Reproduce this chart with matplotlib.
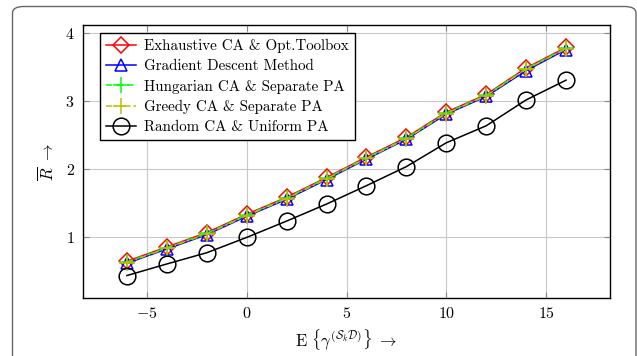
import numpy as np
import matplotlib
matplotlib.use("Agg")
import matplotlib.pyplot as plt
from matplotlib.patches import FancyBboxPatch

plt.rcParams['font.family'] = ['cmr10', 'DejaVu Serif']
plt.rcParams['mathtext.fontset'] = 'cm'
plt.rcParams['axes.formatter.use_mathtext'] = True

# mean SNR values (dB)
snr = [-6, -4, -2, 0, 2, 4, 6, 8, 10, 12, 14, 16]

# average rate per series
exhaustive = [0.65, 0.86, 1.07, 1.34, 1.59, 1.88, 2.18, 2.47, 2.84, 3.10, 3.49, 3.79]
gradient = [0.62, 0.83, 1.04, 1.31, 1.56, 1.85, 2.15, 2.44, 2.81, 3.07, 3.45, 3.76]
hungarian = [0.64, 0.85, 1.06, 1.33, 1.58, 1.87, 2.17, 2.46, 2.83, 3.09, 3.48, 3.78]
greedy = [0.63, 0.84, 1.05, 1.32, 1.57, 1.86, 2.16, 2.45, 2.82, 3.08, 3.47, 3.77]
random_ca = [0.44, 0.61, 0.775, 1.00, 1.24, 1.49, 1.76, 2.04, 2.39, 2.64, 3.02, 3.31]

labels = ["Exhaustive CA & Opt.Toolbox", "Gradient Descent Method",
          "Hungarian CA & Separate PA", "Greedy CA & Separate PA",
          "Random CA & Uniform PA"]

fig = plt.figure(figsize=(6.37, 3.56), dpi=100)

# rounded frame around the figure
frame = FancyBboxPatch((12.5 / 637, -0.2), (636 - 12.5) / 637, 1.2 - 6.5 / 356,
                       boxstyle="round,pad=0,rounding_size=0.018",
                       transform=fig.transFigure, fill=False,
                       edgecolor="#666666", linewidth=1.0, clip_on=False)
fig.patches.append(frame)

ax = fig.add_axes([83 / 637, 1 - 298 / 356, (610 - 83) / 637, (298 - 25) / 356])

ax.plot(snr, exhaustive, color='red', lw=1.1, marker='D', markersize=8,
        mfc='none', mec='red', mew=1.1, label=labels[0])
ax.plot(snr, gradient, color='blue', lw=1.1, marker='^', markersize=9,
        mfc='none', mec='blue', mew=1.1, label=labels[1])
ax.plot(snr, hungarian, color='#00ff00', lw=1.1, ls=(0, (4, 3)), marker='+',
        markersize=11, mew=1.1, label=labels[2])
ax.plot(snr, greedy, color='#bfbf00', lw=1.1, ls=(0, (4, 2, 1, 2)), marker='+',
        markersize=11, mew=1.1, label=labels[3])
ax.plot(snr, random_ca, color='black', lw=1.1, marker='o', markersize=12,
        mfc='none', mec='black', mew=1.1, label=labels[4])

ax.set_xlim(-8.2, 18.2)
ax.set_ylim(0.11, 4.12)
ax.set_xticks([-5, 0, 5, 10, 15])
ax.set_yticks([1, 2, 3, 4])
ax.grid(True, color='#c8c8c8', lw=0.8)
ax.set_axisbelow(True)
ax.tick_params(direction='in', length=4, color='#888888', labelsize=11.5,
               top=True, right=True, pad=6)
for s in ax.spines.values():
    s.set_linewidth(1.0)

ax.set_xlabel(r'$\mathrm{E}\ \left\{\gamma^{(\mathcal{S}_k\mathcal{D})}\right\}\ \rightarrow$',
              fontsize=12, labelpad=4)
ax.set_ylabel(r'$\overline{R}\ \rightarrow$', fontsize=12, labelpad=6)

leg = ax.legend(loc='upper left', bbox_to_anchor=(0.033, 0.97), fontsize=10.8,
                frameon=True, fancybox=False, framealpha=1, edgecolor='black',
                handlelength=2.0, borderpad=0.4, labelspacing=0.42,
                handletextpad=0.5, borderaxespad=0)
leg.get_frame().set_linewidth(1.0)

fig.savefig('out.png', dpi=100)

———

• Problem details
Return the listing above word for word, with the pictures removed.

• Final answer
Reproduce this chart with matplotlib.
import numpy as np
import matplotlib
matplotlib.use("Agg")
import matplotlib.pyplot as plt
from matplotlib.patches import FancyBboxPatch

plt.rcParams['font.family'] = ['cmr10', 'DejaVu Serif']
plt.rcParams['mathtext.fontset'] = 'cm'
plt.rcParams['axes.formatter.use_mathtext'] = True

# mean SNR values (dB)
snr = [-6, -4, -2, 0, 2, 4, 6, 8, 10, 12, 14, 16]

# average rate per series
exhaustive = [0.65, 0.86, 1.07, 1.34, 1.59, 1.88, 2.18, 2.47, 2.84, 3.10, 3.49, 3.79]
gradient = [0.62, 0.83, 1.04, 1.31, 1.56, 1.85, 2.15, 2.44, 2.81, 3.07, 3.45, 3.76]
hungarian = [0.64, 0.85, 1.06, 1.33, 1.58, 1.87, 2.17, 2.46, 2.83, 3.09, 3.48, 3.78]
greedy = [0.63, 0.84, 1.05, 1.32, 1.57, 1.86, 2.16, 2.45, 2.82, 3.08, 3.47, 3.77]
random_ca = [0.44, 0.61, 0.775, 1.00, 1.24, 1.49, 1.76, 2.04, 2.39, 2.64, 3.02, 3.31]

labels = ["Exhaustive CA & Opt.Toolbox", "Gradient Descent Method",
          "Hungarian CA & Separate PA", "Greedy CA & Separate PA",
          "Random CA & Uniform PA"]

fig = plt.figure(figsize=(6.37, 3.56), dpi=100)

# rounded frame around the figure
frame = FancyBboxPatch((12.5 / 637, -0.2), (636 - 12.5) / 637, 1.2 - 6.5 / 356,
                       boxstyle="round,pad=0,rounding_size=0.018",
                       transform=fig.transFigure, fill=False,
                       edgecolor="#666666", linewidth=1.0, clip_on=False)
fig.patches.append(frame)

ax = fig.add_axes([83 / 637, 1 - 298 / 356, (610 - 83) / 637, (298 - 25) / 356])

ax.plot(snr, exhaustive, color='red', lw=1.1, marker='D', markersize=8,
        mfc='none', mec='red', mew=1.1, label=labels[0])
ax.plot(snr, gradient, color='blue', lw=1.1, marker='^', markersize=9,
        mfc='none', mec='blue', mew=1.1, label=labels[1])
ax.plot(snr, hungarian, color='#00ff00', lw=1.1, ls=(0, (4, 3)), marker='+',
        markersize=11, mew=1.1, label=labels[2])
ax.plot(snr, greedy, color='#bfbf00', lw=1.1, ls=(0, (4, 2, 1, 2)), marker='+',
        markersize=11, mew=1.1, label=labels[3])
ax.plot(snr, random_ca, color='black', lw=1.1, marker='o', markersize=12,
        mfc='none', mec='black', mew=1.1, label=labels[4])

ax.set_xlim(-8.2, 18.2)
ax.set_ylim(0.11, 4.12)
ax.set_xticks([-5, 0, 5, 10, 15])
ax.set_yticks([1, 2, 3, 4])
ax.grid(True, color='#c8c8c8', lw=0.8)
ax.set_axisbelow(True)
ax.tick_params(direction='in', length=4, color='#888888', labelsize=11.5,
               top=True, right=True, pad=6)
for s in ax.spines.values():
    s.set_linewidth(1.0)

ax.set_xlabel(r'$\mathrm{E}\ \left\{\gamma^{(\mathcal{S}_k\mathcal{D})}\right\}\ \rightarrow$',
              fontsize=12, labelpad=4)
ax.set_ylabel(r'$\overline{R}\ \rightarrow$', fontsize=12, labelpad=6)

leg = ax.legend(loc='upper left', bbox_to_anchor=(0.033, 0.97), fontsize=10.8,
                frameon=True, fancybox=False, framealpha=1, edgecolor='black',
                handlelength=2.0, borderpad=0.4, labelspacing=0.42,
                handletextpad=0.5, borderaxespad=0)
leg.get_frame().set_linewidth(1.0)

fig.savefig('out.png', dpi=100)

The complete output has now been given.